Work out how many lines contain "matplotlib". Reply with the count alone.

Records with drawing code
(begin)
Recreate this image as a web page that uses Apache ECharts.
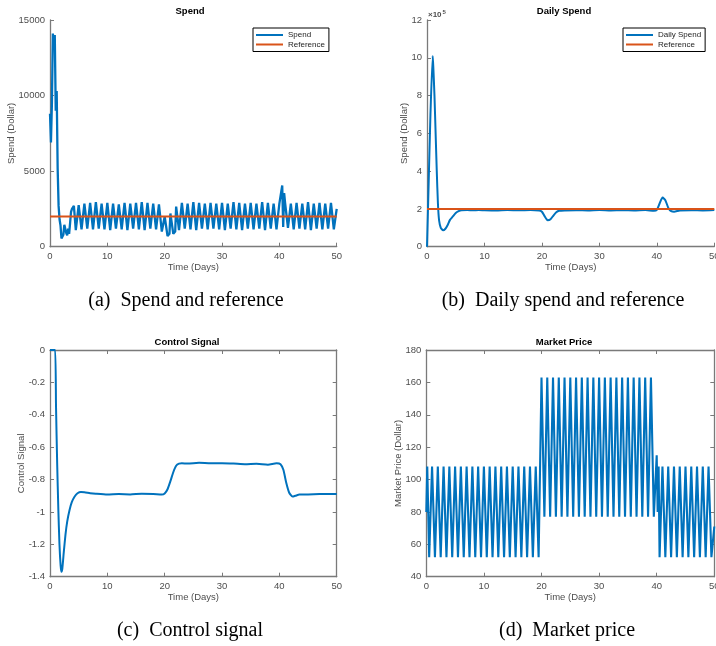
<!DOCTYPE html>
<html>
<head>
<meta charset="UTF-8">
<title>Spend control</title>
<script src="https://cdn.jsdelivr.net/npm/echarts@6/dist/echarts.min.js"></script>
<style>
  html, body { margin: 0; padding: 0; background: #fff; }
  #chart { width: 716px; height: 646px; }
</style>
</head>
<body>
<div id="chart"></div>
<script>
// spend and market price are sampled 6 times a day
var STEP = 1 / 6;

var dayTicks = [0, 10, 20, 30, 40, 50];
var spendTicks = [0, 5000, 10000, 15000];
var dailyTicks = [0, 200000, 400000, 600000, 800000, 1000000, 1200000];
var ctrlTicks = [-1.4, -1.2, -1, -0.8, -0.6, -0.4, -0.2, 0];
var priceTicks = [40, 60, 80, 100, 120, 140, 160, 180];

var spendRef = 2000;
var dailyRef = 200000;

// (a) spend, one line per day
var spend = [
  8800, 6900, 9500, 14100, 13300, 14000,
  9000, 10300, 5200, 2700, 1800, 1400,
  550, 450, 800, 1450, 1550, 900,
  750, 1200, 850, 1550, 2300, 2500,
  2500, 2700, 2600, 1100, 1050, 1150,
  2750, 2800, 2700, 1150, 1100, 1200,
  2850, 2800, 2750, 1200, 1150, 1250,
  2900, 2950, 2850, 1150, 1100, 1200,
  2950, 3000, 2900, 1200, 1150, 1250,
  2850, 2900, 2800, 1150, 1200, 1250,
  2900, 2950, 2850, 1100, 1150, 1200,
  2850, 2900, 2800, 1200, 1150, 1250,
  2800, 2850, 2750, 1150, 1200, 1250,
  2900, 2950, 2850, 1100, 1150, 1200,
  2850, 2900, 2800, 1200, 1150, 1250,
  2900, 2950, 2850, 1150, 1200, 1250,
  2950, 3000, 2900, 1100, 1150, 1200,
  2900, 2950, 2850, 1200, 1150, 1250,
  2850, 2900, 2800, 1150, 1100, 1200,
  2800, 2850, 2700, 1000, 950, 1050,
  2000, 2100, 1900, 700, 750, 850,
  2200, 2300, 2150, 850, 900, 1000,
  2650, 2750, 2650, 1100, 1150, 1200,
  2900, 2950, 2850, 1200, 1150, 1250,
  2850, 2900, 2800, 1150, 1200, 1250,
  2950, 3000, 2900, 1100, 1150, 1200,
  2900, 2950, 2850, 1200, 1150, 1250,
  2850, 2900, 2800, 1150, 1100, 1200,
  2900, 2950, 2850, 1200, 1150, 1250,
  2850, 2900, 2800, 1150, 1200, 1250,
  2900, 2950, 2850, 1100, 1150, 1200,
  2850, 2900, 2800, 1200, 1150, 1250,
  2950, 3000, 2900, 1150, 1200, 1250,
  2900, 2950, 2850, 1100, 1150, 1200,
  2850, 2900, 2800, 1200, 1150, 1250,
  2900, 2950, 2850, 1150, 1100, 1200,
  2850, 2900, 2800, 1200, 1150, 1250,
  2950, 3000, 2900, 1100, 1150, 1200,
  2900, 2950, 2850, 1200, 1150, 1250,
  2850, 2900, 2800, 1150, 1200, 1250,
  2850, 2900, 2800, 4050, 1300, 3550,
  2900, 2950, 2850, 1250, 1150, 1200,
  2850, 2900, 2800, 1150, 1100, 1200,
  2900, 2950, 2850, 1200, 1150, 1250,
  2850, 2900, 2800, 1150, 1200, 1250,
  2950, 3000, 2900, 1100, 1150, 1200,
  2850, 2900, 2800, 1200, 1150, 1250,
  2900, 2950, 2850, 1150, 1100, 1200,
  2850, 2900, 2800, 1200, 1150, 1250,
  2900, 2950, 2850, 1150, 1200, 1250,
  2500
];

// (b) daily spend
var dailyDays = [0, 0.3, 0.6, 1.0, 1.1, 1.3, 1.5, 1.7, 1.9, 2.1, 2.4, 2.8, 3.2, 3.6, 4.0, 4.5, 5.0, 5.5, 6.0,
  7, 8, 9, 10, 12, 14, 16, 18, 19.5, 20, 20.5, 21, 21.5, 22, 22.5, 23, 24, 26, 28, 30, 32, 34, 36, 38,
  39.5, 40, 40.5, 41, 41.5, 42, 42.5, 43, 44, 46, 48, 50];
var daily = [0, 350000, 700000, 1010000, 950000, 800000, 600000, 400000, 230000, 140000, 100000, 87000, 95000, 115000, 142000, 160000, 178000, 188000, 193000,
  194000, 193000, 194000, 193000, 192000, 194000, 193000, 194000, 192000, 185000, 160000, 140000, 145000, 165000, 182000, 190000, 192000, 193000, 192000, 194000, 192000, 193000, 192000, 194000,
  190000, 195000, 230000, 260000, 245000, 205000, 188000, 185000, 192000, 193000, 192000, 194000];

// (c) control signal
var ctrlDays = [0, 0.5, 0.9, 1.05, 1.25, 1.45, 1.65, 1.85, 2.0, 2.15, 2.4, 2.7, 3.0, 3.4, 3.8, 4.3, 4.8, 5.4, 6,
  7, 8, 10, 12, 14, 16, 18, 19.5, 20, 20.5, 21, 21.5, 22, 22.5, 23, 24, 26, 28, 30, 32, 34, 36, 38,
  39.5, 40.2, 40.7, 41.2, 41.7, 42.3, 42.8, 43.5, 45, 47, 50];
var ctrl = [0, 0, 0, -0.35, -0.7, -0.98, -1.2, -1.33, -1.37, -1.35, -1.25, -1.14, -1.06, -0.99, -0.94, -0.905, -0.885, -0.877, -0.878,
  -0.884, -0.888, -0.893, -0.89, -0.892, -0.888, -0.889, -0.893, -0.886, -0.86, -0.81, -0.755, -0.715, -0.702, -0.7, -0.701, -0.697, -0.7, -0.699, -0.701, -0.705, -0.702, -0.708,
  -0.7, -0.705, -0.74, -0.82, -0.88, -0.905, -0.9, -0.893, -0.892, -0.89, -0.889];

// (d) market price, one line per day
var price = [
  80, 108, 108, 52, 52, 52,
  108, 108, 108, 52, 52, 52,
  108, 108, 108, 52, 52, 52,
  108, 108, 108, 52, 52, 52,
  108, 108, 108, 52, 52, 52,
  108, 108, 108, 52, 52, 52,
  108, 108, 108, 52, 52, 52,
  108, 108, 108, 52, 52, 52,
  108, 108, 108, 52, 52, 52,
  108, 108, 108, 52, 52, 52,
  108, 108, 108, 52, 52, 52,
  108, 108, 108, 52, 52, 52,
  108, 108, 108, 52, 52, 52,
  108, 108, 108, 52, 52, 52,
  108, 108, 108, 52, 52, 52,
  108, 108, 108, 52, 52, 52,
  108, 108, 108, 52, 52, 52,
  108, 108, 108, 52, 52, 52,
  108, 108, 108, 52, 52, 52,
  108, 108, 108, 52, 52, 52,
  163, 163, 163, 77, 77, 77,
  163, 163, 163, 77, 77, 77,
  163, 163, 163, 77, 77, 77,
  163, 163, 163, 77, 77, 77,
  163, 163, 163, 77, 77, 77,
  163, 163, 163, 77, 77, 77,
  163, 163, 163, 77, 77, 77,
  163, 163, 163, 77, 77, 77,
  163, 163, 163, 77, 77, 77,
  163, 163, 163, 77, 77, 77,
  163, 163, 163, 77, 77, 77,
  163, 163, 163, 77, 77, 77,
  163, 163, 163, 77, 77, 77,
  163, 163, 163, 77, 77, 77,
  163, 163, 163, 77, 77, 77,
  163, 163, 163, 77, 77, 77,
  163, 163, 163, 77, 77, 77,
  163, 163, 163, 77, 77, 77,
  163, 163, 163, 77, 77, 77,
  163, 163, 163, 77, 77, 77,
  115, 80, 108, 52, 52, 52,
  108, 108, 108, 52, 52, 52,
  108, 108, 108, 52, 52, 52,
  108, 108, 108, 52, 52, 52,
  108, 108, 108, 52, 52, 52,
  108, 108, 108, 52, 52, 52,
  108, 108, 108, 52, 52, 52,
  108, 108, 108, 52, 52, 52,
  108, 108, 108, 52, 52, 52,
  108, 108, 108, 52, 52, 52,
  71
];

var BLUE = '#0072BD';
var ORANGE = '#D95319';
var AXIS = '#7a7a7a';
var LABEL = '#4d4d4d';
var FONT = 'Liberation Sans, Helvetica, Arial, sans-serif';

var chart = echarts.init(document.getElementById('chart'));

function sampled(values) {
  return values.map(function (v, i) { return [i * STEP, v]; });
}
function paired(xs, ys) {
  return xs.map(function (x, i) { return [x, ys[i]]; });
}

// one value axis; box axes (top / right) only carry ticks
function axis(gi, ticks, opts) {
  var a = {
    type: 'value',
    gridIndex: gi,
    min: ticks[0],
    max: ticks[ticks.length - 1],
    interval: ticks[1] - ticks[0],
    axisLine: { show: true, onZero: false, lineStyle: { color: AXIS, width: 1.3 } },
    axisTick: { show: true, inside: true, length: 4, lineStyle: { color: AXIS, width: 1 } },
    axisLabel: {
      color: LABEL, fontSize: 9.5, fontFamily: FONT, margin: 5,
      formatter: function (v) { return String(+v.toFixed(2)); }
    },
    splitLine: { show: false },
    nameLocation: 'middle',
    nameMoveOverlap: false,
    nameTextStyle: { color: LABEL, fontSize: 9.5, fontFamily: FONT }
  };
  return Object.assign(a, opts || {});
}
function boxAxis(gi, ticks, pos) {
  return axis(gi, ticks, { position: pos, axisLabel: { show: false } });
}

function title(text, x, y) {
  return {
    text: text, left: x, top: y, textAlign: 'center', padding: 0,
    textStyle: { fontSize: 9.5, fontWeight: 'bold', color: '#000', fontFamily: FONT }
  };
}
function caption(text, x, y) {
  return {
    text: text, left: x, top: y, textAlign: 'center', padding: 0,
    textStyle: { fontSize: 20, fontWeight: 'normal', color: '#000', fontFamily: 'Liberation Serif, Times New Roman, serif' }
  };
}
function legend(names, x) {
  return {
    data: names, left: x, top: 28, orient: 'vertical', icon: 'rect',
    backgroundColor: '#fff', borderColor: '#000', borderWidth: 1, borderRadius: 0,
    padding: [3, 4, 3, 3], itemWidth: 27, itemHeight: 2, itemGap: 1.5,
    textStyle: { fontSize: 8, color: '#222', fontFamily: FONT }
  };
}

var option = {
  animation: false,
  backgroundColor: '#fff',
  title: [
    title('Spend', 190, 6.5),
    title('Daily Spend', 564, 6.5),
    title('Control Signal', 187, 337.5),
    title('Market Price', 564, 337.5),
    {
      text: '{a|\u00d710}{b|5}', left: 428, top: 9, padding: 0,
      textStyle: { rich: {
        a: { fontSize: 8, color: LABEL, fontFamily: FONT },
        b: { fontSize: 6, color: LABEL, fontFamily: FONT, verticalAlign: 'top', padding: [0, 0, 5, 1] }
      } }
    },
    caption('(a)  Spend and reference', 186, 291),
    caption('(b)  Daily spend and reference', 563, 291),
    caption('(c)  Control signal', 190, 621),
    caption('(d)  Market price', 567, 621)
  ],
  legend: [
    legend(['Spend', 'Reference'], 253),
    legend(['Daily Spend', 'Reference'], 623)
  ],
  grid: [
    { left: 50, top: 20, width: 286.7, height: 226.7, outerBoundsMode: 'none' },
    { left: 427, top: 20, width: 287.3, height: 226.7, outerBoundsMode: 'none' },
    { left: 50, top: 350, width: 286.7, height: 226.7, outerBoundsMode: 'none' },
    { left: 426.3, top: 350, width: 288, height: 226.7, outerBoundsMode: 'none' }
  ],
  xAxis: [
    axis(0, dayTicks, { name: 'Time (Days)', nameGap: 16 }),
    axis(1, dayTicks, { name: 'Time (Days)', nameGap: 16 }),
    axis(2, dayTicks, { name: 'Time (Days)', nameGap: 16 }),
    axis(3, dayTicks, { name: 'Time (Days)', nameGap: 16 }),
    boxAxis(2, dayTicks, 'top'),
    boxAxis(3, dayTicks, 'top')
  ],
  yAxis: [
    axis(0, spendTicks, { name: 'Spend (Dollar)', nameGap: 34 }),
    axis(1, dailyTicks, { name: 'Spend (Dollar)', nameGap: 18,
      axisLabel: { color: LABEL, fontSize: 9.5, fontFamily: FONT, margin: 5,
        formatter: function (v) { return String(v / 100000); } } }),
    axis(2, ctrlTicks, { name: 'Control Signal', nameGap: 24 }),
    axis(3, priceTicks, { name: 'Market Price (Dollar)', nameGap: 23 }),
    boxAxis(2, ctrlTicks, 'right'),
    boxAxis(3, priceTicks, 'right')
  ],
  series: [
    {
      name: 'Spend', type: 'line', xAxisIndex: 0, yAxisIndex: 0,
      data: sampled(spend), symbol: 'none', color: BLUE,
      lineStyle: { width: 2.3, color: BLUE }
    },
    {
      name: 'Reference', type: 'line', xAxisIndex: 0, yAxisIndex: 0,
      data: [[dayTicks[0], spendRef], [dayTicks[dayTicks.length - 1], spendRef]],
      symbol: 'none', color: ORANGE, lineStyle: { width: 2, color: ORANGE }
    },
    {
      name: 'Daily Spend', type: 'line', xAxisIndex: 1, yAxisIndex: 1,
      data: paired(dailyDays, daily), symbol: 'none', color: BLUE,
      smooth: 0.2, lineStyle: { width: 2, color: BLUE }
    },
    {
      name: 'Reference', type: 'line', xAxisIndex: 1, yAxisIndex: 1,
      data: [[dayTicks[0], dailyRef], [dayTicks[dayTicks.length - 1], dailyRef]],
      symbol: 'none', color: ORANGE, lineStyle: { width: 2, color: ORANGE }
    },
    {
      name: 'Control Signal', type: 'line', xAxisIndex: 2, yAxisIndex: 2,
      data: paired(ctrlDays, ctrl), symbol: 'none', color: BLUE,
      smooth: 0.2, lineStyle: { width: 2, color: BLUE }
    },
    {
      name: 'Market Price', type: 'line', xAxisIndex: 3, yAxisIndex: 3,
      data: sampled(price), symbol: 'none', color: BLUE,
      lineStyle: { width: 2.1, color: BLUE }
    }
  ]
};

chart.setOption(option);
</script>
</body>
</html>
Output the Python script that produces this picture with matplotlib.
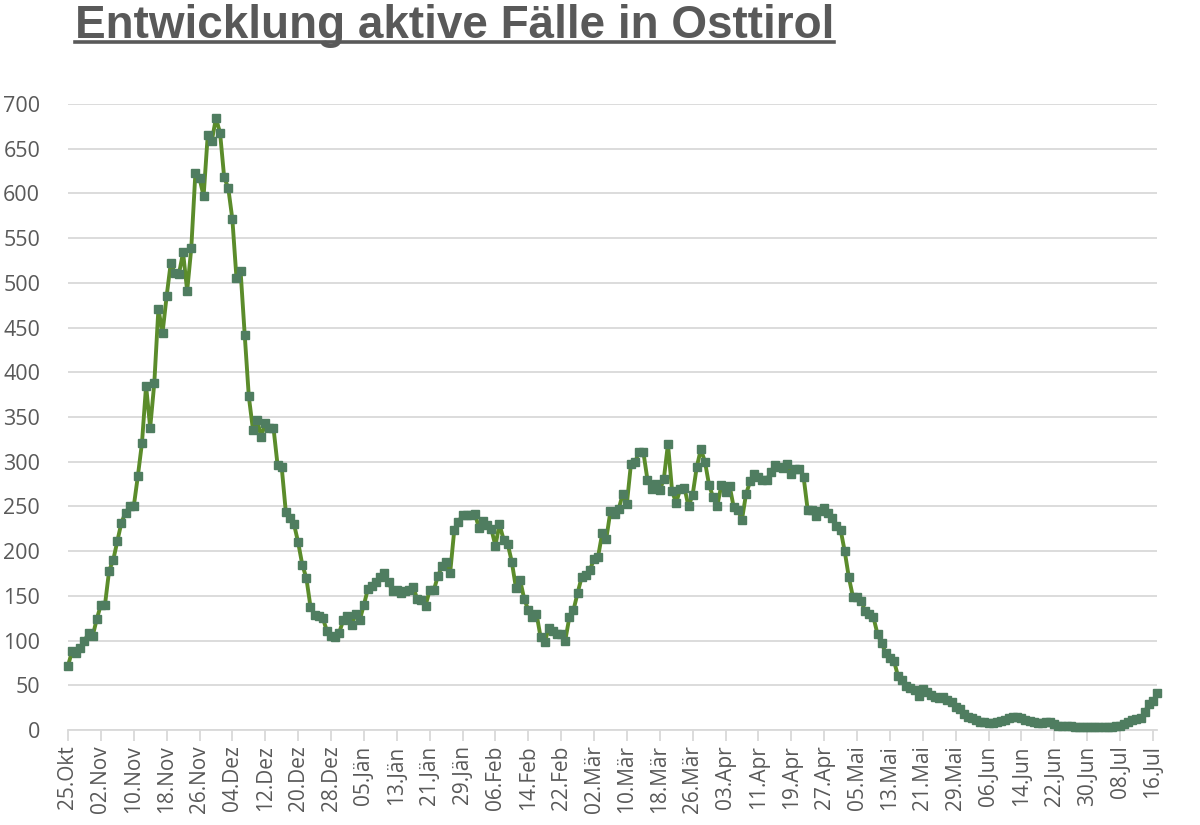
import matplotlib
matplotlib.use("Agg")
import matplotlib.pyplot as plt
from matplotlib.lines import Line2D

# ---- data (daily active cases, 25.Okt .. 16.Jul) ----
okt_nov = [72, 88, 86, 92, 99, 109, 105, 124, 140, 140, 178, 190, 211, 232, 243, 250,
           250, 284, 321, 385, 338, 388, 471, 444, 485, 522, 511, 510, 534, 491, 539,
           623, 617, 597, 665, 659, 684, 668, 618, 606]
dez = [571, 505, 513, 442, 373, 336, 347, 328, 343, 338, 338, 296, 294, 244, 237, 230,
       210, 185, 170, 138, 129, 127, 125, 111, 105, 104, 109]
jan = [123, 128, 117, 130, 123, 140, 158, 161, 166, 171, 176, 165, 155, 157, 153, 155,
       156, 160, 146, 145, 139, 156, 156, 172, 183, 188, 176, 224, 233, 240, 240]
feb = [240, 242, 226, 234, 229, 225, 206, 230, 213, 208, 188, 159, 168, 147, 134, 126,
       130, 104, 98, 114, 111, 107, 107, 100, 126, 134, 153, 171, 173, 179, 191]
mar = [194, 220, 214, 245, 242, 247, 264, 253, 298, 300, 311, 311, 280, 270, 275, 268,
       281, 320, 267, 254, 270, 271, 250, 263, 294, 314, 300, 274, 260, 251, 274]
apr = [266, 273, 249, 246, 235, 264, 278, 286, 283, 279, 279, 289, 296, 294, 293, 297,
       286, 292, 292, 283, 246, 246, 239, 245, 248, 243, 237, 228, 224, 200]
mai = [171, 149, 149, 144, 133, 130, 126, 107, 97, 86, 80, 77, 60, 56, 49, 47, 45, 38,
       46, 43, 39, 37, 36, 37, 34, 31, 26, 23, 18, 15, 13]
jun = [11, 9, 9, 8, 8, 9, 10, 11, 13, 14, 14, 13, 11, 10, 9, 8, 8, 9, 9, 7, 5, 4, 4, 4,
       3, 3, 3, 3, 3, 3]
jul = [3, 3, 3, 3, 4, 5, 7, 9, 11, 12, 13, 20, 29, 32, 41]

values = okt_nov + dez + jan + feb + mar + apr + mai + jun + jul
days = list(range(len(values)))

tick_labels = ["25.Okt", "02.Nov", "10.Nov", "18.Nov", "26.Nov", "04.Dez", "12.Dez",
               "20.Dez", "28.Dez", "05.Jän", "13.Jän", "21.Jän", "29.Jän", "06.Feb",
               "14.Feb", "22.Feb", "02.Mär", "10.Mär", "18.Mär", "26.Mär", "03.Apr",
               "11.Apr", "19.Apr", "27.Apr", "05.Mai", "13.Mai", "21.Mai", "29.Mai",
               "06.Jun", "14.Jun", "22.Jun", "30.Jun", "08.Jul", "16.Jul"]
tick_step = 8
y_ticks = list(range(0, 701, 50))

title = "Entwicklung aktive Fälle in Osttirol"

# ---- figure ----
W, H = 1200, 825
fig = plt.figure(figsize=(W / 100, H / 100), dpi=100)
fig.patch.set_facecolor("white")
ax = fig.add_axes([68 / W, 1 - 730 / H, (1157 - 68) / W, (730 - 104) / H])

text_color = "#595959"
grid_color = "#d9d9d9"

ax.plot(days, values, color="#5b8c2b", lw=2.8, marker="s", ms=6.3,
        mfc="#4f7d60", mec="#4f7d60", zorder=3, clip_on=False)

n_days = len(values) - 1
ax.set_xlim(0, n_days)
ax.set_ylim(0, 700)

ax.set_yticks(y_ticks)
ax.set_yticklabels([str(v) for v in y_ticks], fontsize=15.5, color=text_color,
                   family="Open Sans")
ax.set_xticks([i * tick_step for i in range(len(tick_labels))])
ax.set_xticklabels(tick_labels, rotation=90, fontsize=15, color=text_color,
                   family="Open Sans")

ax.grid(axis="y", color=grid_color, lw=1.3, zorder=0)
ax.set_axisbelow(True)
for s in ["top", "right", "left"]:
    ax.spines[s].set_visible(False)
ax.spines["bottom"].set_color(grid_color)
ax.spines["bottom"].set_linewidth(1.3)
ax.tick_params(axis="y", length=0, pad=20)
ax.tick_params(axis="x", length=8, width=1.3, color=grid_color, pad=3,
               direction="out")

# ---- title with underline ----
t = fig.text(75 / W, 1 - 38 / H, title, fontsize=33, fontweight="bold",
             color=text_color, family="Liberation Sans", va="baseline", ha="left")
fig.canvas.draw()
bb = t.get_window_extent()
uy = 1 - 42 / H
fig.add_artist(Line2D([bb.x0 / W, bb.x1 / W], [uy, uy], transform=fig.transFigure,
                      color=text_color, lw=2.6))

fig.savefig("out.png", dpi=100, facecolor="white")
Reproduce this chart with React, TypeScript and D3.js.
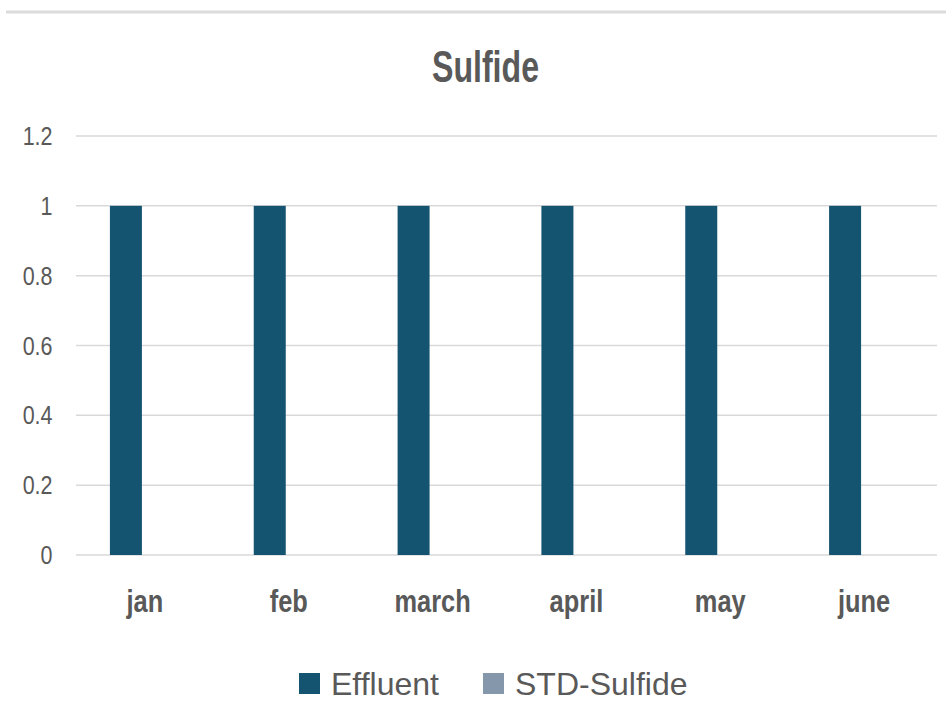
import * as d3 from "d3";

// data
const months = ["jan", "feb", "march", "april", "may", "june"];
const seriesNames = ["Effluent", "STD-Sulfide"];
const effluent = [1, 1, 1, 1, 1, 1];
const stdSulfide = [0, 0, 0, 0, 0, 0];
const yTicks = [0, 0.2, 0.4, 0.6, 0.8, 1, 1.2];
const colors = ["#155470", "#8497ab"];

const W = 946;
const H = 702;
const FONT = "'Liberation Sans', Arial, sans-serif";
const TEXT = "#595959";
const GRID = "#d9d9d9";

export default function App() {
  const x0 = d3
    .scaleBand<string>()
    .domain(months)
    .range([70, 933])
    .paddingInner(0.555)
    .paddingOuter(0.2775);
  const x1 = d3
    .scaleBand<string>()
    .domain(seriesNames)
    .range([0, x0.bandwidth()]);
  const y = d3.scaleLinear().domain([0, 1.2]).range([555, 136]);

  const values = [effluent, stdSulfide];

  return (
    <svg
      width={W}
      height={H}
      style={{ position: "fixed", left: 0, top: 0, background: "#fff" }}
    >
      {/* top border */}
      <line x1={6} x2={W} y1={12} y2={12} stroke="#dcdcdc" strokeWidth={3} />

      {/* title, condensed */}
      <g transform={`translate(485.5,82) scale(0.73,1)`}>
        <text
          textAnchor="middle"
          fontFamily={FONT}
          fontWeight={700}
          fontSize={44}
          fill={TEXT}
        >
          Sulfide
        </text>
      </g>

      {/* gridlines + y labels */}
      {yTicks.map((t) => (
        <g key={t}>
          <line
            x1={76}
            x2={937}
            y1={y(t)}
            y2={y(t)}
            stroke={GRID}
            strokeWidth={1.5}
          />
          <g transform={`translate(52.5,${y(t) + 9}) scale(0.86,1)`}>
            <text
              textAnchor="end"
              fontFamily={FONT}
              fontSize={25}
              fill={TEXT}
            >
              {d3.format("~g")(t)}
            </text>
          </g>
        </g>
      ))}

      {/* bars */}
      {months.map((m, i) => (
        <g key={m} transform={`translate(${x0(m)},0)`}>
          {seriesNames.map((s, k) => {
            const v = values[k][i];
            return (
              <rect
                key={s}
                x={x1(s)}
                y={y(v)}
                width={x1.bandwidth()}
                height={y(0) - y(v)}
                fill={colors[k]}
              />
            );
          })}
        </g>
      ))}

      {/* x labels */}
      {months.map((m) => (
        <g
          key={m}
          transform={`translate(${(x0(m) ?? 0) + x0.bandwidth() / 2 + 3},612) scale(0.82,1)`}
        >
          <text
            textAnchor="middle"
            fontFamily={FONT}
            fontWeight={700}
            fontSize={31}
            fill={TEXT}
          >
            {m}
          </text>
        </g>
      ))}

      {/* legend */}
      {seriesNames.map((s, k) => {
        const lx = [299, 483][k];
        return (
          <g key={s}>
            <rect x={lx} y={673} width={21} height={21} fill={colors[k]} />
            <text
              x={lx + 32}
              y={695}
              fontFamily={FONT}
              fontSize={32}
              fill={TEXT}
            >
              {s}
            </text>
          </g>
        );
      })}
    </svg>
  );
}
(end)
→ **Output for this task**:
5